Karl Brandt was working at the time as an assistant doctor in a casualty hospital in Bochum, and had already joined the SA in spring 1933. A few years earlier, he had dreamed of following the Protestant theologian, doctor, and philosopher of culture Albert Schweitzer, whom he admired, to his hospital in sub-Saharan Lambaréné, Gabon. But now he used the opportunities that his bride’s personal connection with Hitler opened up to him. It is not entirely clear why Brandt underwent this transformation, turning away from Schweitzer and toward National Socialism; the ideological contrast between Schweitzer’s Christian “worldview and philosophy of honoring life” and Hitler’s deeply inhuman and racist ideas of a “struggle to the death between Peoples” and the “annihilation of the weak” could not have been any greater. If there is any point of connection between the two ideologies, it lies in Schweitzer’s critique of modernity, his disapproval of the “acquisition of scientific knowledge” which had brought forth “the machine,” and spiritually damaged and depersonalized mankind. Schweitzer diagnosed the political fragmentation and material suffering of modern states in similar terms. But he saw the solution to all these problems in the will to come to greater understanding between peoples and the establishment of a “culture state” that, led by a “cultural ethos,” would come into existence “not according to the dictates of nationalism and national culture.”20

Brandt, in contrast, who shared the disorientation and aimlessness of many men and women of his generation after Germany’s loss of World War I and obviously was on the lookout for a charismatic savior-figure, took the nationalist path. In a document he drew up after the end of the war to provide intellectual “clarification” (his term) about what had happened, he wrote that Hitler had “opened the eyes” of the German People, “showed it its soul again and restored its faith in itself.” Thanks to Hitler, Brandt wrote, “old names and values” had been “brought back to life” and “Germany’s own spirit shone forth again… in the present.”21 The young, ambitious, not unadventurous doctor had only waited until the right moment, in 1933—or so his biographer Ulf Schmidt claims—to approach Hitler through his fiancée Anni Rehborn and attract his attention. In fact, the career of the barely thirty-year-old doctor had been steeply on the rise since the summer of 1933. In November 1933, he transferred from Bochum to the recently reopened, well-known University Surgical Clinic on the Ziegelstrasse in Berlin as the Party physician.22 At his wedding, on March 17, 1934, Hitler and Hermann Göring appeared as witnesses.
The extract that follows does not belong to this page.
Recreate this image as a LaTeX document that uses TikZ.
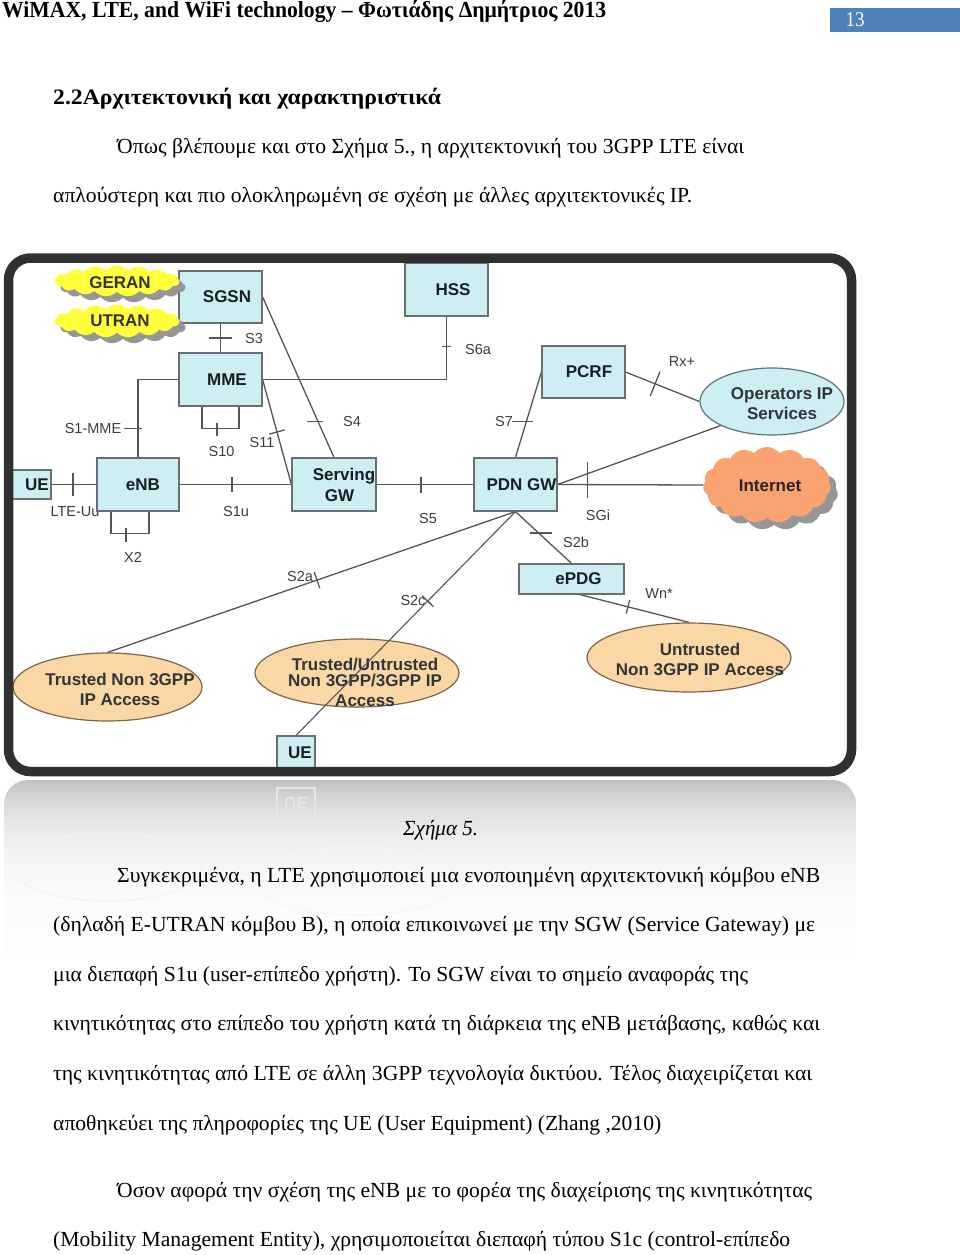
\documentclass[tikz,border=0pt]{standalone}
\usepackage{fontspec}
\setmainfont{Liberation Serif}
\newfontfamily\dsans{Liberation Sans}
\usetikzlibrary{shapes.geometric,shapes.symbols,calc,decorations.markings}
\pgfdeclarelayer{back}\pgfdeclarelayer{bg}\pgfdeclarelayer{front}
\pgfsetlayers{back,bg,main,front}
\definecolor{boxfill}{RGB}{205,238,243}
\definecolor{boxdraw}{RGB}{105,110,112}
\definecolor{boxtext}{RGB}{25,30,35}
\definecolor{ellfill}{RGB}{251,215,165}
\definecolor{elldraw}{RGB}{125,100,75}
\definecolor{opsdraw}{RGB}{95,115,125}
\definecolor{yelcl}{RGB}{255,255,60}
\definecolor{orgcl}{RGB}{250,162,112}
\definecolor{shadowcl}{RGB}{150,150,150}
\definecolor{linecol}{RGB}{85,85,85}
\definecolor{lblcol}{RGB}{60,60,60}
\definecolor{framecol}{RGB}{48,48,48}
\definecolor{pagebl}{RGB}{79,129,189}
\newcommand\bodyfont{\fontsize{21.5}{25}\selectfont}
\newcommand\tline[6]{\node[anchor=base west, inner sep=0pt, font=#5] (#1) at (#2,#3) {\resizebox{#4pt}{\height}{#6}};}
\tikzset{
  box/.style={draw=boxdraw, fill=boxfill, line width=1.2pt, inner sep=0pt,
    font=\dsans\bfseries\fontsize{17}{21}\selectfont, text=boxtext, align=center},
  ell/.style={ellipse, draw=elldraw, fill=ellfill, line width=1.2pt, inner sep=0pt},
  etxt/.style={font=\dsans\bfseries\fontsize{17}{20}\selectfont, text=boxtext!90, align=center, inner sep=0pt},
  cl/.style 2 args={cloud, cloud puffs=#1, cloud puff arc=#2, cloud ignores aspect, inner sep=0pt, draw=none},
  lbl/.style={font=\dsans\fontsize{14.5}{16}\selectfont, text=lblcol, inner sep=0pt},
  conn/.style={draw=linecol, line width=1.3pt},
  tickat/.style 2 args={postaction={decorate, decoration={markings,
      mark=at position #1 with {\draw[conn] (0,-#2) -- (0,#2);}}}}
}
\begin{document}
\begin{tikzpicture}[x=1pt,y=-1pt]
\useasboundingbox (0,0) rectangle (960,1255);
\begin{pgfonlayer}{back}
\fill[white] (0,0) rectangle (960,1255);
\begin{scope}
\clip[rounded corners=24] (4,780) rectangle (856,1100);
\foreach \i in {0,...,59}{
  \pgfmathsetmacro\pp{24*exp(-3*\i/45)}
  \fill[black!\pp] (4,780+3*\i) rectangle (856,783.6+3*\i);
}
\end{scope}
\draw[black!5, line width=1.2pt] (107.5,867) ellipse [x radius=94, y radius=34];
\draw[black!4, line width=1.2pt] (357,881) ellipse [x radius=102, y radius=34];
\node[draw=black!10, line width=1.2pt, minimum width=38, minimum height=30, inner sep=0pt,
  font=\dsans\bfseries\fontsize{17}{19}\selectfont, text=black!10] (ueref) at (296,803) {\scalebox{1}[-1]{UE}};
\end{pgfonlayer}

% header and text
\tline{hdr}{2}{18}{604}{\fontsize{23}{26}\selectfont\bfseries}{WiMAX, LTE, and WiFi technology – Φωτιάδης Δημήτριος 2013}
\node[fill=pagebl, minimum width=130, minimum height=24, anchor=north west, inner sep=0pt] (pbox) at (830,8) {};
\node[text=white, font=\fontsize{21}{24}\selectfont, inner sep=0pt, anchor=base] (pnum) at (855,27) {\resizebox{19pt}{\height}{13}};
\tline{head}{53}{104}{388}{\fontsize{22}{25}\selectfont\bfseries}{2.2Αρχιτεκτονική και χαρακτηριστικά}
\tline{p1}{117}{153}{627}{\bodyfont}{Όπως βλέπουμε και στο Σχήμα 5., η αρχιτεκτονική του 3GPP LTE είναι}
\tline{p2}{53}{202}{639}{\bodyfont}{απλούστερη και πιο ολοκληρωμένη σε σχέση με άλλες αρχιτεκτονικές IP.}
\tline{cap}{403}{835}{75}{\bodyfont\itshape}{Σχήμα 5.}
\tline{p3}{117}{882}{703}{\bodyfont}{Συγκεκριμένα, η LTE χρησιμοποιεί μια ενοποιημένη αρχιτεκτονική κόμβου eNB}
\tline{p4}{53}{931}{762}{\bodyfont}{(δηλαδή E-UTRAN κόμβου B), η οποία επικοινωνεί με την SGW (Service Gateway) με}
\tline{p5}{53}{981}{695}{\bodyfont}{μια διεπαφή S1u (user-επίπεδο χρήστη). Το SGW είναι το σημείο αναφοράς της}
\tline{p6}{53}{1030}{767}{\bodyfont}{κινητικότητας στο επίπεδο του χρήστη κατά τη διάρκεια της eNB μετάβασης, καθώς και}
\tline{p7}{53}{1080}{759}{\bodyfont}{της κινητικότητας από LTE σε άλλη 3GPP τεχνολογία δικτύου. Τέλος διαχειρίζεται και}
\tline{p8}{53}{1130}{608}{\bodyfont}{αποθηκεύει της πληροφορίες της UE (User Equipment) (Zhang ,2010)}
\tline{p9}{117}{1197}{695}{\bodyfont}{Όσον αφορά την σχέση της eNB με το φορέα της διαχείρισης της κινητικότητας}
\tline{p10}{53}{1246}{737}{\bodyfont}{(Mobility Management Entity), χρησιμοποιείται διεπαφή τύπου S1c (control-επίπεδο}

% boxes
\node[box, minimum width=83, minimum height=52] (sgsn) at (220.5,297) {\hspace*{13pt}SGSN};
\node[box, minimum width=83, minimum height=53] (hss) at (446.5,289.5) {\hspace*{13pt}HSS};
\node[box, minimum width=83, minimum height=53] (mme) at (220.5,379.5) {\hspace*{13pt}MME};
\node[box, minimum width=83, minimum height=52] (pcrf) at (583.5,372) {\hspace*{11pt}PCRF};
\node[box, minimum width=42, minimum height=29] (ue1) at (30,484.5) {\hspace*{14pt}UE};
\node[box, minimum width=82, minimum height=53] (enb) at (138,484.5) {\hspace*{10pt}eNB};
\node[box, minimum width=84, minimum height=53] (sgw) at (334,484.5) {\hspace*{20pt}Serving\\\hspace*{11pt}GW};
\node[box, minimum width=83, minimum height=53] (pdn) at (515.5,484.5) {\hspace*{12pt}PDN GW};
\node[box, minimum width=105, minimum height=30] (epdg) at (571.5,579) {\hspace*{14pt}ePDG};
\node[box, minimum width=38, minimum height=34] (ue2) at (296,753) {\hspace*{8pt}UE};

% ellipses
\node[ell, fill=boxfill, draw=opsdraw, minimum width=144, minimum height=67] (ops) at (772,401.5) {};
\node[etxt] (opst) at (782,404) {Operators IP\\Services};
\node[ell, minimum width=189, minimum height=68] (trust1) at (107.5,687) {};
\node[etxt] (trust1t) at (120,689) {Trusted Non 3GPP\\IP Access};
\node[ell, minimum width=204, minimum height=68] (trust2) at (357,673) {};
\node[etxt] (trust2t) at (365,682) {Trusted/Untrusted\\[-4pt]Non 3GPP/3GPP IP\\Access};
\node[ell, minimum width=204, minimum height=69] (untr) at (689,657.5) {};
\node[etxt] (untrt) at (700,659) {Untrusted\\Non 3GPP IP Access};

% clouds
\node[cl={17}{95}, minimum width=125, minimum height=31, fill=shadowcl] (geransh) at (123,287) {};
\node[cl={17}{95}, minimum width=125, minimum height=31, fill=yelcl] (geran) at (117,281) {};
\node[etxt, text=black!80] (gerant) at (120,283) {GERAN};
\node[cl={17}{95}, minimum width=125, minimum height=33, fill=shadowcl] (utransh) at (123,327) {};
\node[cl={17}{95}, minimum width=125, minimum height=33, fill=yelcl] (utran) at (117,321) {};
\node[etxt, text=black!80] (utrant) at (120,321) {UTRAN};
\node[cl={15}{100}, minimum width=128, minimum height=76, fill=shadowcl] (inetsh) at (774,492) {};
\node[cl={15}{100}, minimum width=128, minimum height=76, fill=orgcl] (inet) at (767,485) {};
\node[etxt, text=black!85] (inett) at (770,486) {Internet};

\begin{pgfonlayer}{bg}
% S3
\draw[conn] (sgsn.south) -- (mme.north);
\draw[conn] ($(sgsn.south)!0.5!(mme.north)$) +(-11.5,0) -- +(11.5,0);
\node[lbl] (ls3) at (254,339) {S3};
% S6a
\draw[conn] (mme.east) -| (hss.south);
\draw[conn] ($(hss.south)+(0,30)$) +(-4.5,0) -- +(4.5,0);
\node[lbl] (ls6a) at (478,350) {S6a};
% S1-MME
\draw[conn] (mme.west) -| (enb.north);
\draw[conn] ($(enb.north)+(0,-29)$) +(-14,0) -- +(4,0);
\node[lbl] (ls1mme) at (93,429) {S1-MME};
% S10
\draw[conn] ([xshift=-18.5pt]mme.south) -- ++(0,22) -| ([xshift=18.5pt]mme.south);
\draw[conn] ($(mme.south)+(-3.5,16)$) -- ++(0,13);
\node[lbl] (ls10) at (221.5,452) {S10};
% S11
\draw[conn, tickat={0.5}{8}] (mme.east) -- (sgw.west);
\node[lbl] (ls11) at (262,443) {S11};
% S4
\draw[conn] (sgsn.east) -- (sgw.north);
\draw[conn] ($(sgsn.east)!0.776!(sgw.north)$) +(-11,0) -- +(5,0);
\node[lbl] (ls4) at (352,422) {S4};
% LTE-Uu
\draw[conn] (ue1.east) -- (enb.west);
\draw[conn] ($(ue1.east)!0.48!(enb.west)$) +(0,-11.5) -- +(0,11.5);
\node[lbl] (llte) at (75,512) {LTE-Uu};
% X2
\draw[conn] ([xshift=-27pt]enb.south) -- ++(0,22) -| ([xshift=11pt]enb.south);
\draw[conn] ($(enb.south)+(-12,16)$) -- ++(0,14);
\node[lbl] (lx2) at (133,557) {X2};
% S1u
\draw[conn] (enb.east) -- (sgw.west);
\draw[conn] ($(enb.east)!0.469!(sgw.west)$) +(0,-7.5) -- +(0,7.5);
\node[lbl] (ls1u) at (236,512) {S1u};
% S5
\draw[conn] (sgw.east) -- (pdn.west);
\draw[conn] ($(sgw.east)!0.459!(pdn.west)$) +(0,-8) -- +(0,8);
\node[lbl] (ls5) at (428,519) {S5};
% S7
\draw[conn] (pdn.north) -- (pcrf.west);
\draw[conn] ($(pdn.north)!0.419!(pcrf.west)$) +(-14,0) -- +(7,0);
\node[lbl] (ls7) at (504,422) {S7};
% Rx+
\draw[conn, tickat={0.4}{13}] (pcrf.east) -- (ops.west);
\node[lbl] (lrx) at (682,362) {Rx+};
% PDN GW - Operators
\draw[conn] (pdn.east) -- (ops.south west);
% SGi
\draw[conn] (pdn.east) -- (inet.west);
\draw[conn] ($(pdn.east)+(30,0)$) +(0,-23) -- +(0,13);
\node[lbl] (lsgi) at (598,515) {SGi};
% S2b
\draw[conn] (pdn.south) -- (epdg.north);
\draw[conn] ($(pdn.south)!0.415!(epdg.north)$) +(-9,0) -- +(13,0);
\node[lbl] (ls2b) at (576,542) {S2b};
% Wn*
\draw[conn, tickat={0.44}{7}] ([xshift=8.5pt]epdg.south) -- (untr.north);
\node[lbl] (lwn) at (659,594) {Wn*};
% S2a
\draw[conn, tickat={0.4865}{8.5}] (pdn.south) -- (trust1.north);
\node[lbl] (ls2a) at (300,577) {S2a};
\node[lbl] (ls2c) at (413,601) {S2c};
\end{pgfonlayer}
% S2c over the ellipse
\draw[conn, line width=1.1pt, tickat={0.4}{8}] (pdn.south) -- (ue2.north);

\begin{pgfonlayer}{front}
\draw[framecol, line width=9.5pt, rounded corners=22pt] (8.5,258) rectangle (851.5,771.5);
\end{pgfonlayer}
\end{tikzpicture}
\end{document}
The reception took place in Göring’s Berlin apartment.23 After that, it was probably already easy to predict that Brandt would soon be given a position in Hitler’s immediate retinue. In any case, he himself laid the groundwork for such a position by submitting an application to the SS in April 1934. Two months later, he received the offer to accompany the Reich Chancellor as a specialist for accident injuries on his foreign travels.24 From then on, Brandt and his wife were among the constant guests on the Obersalzberg.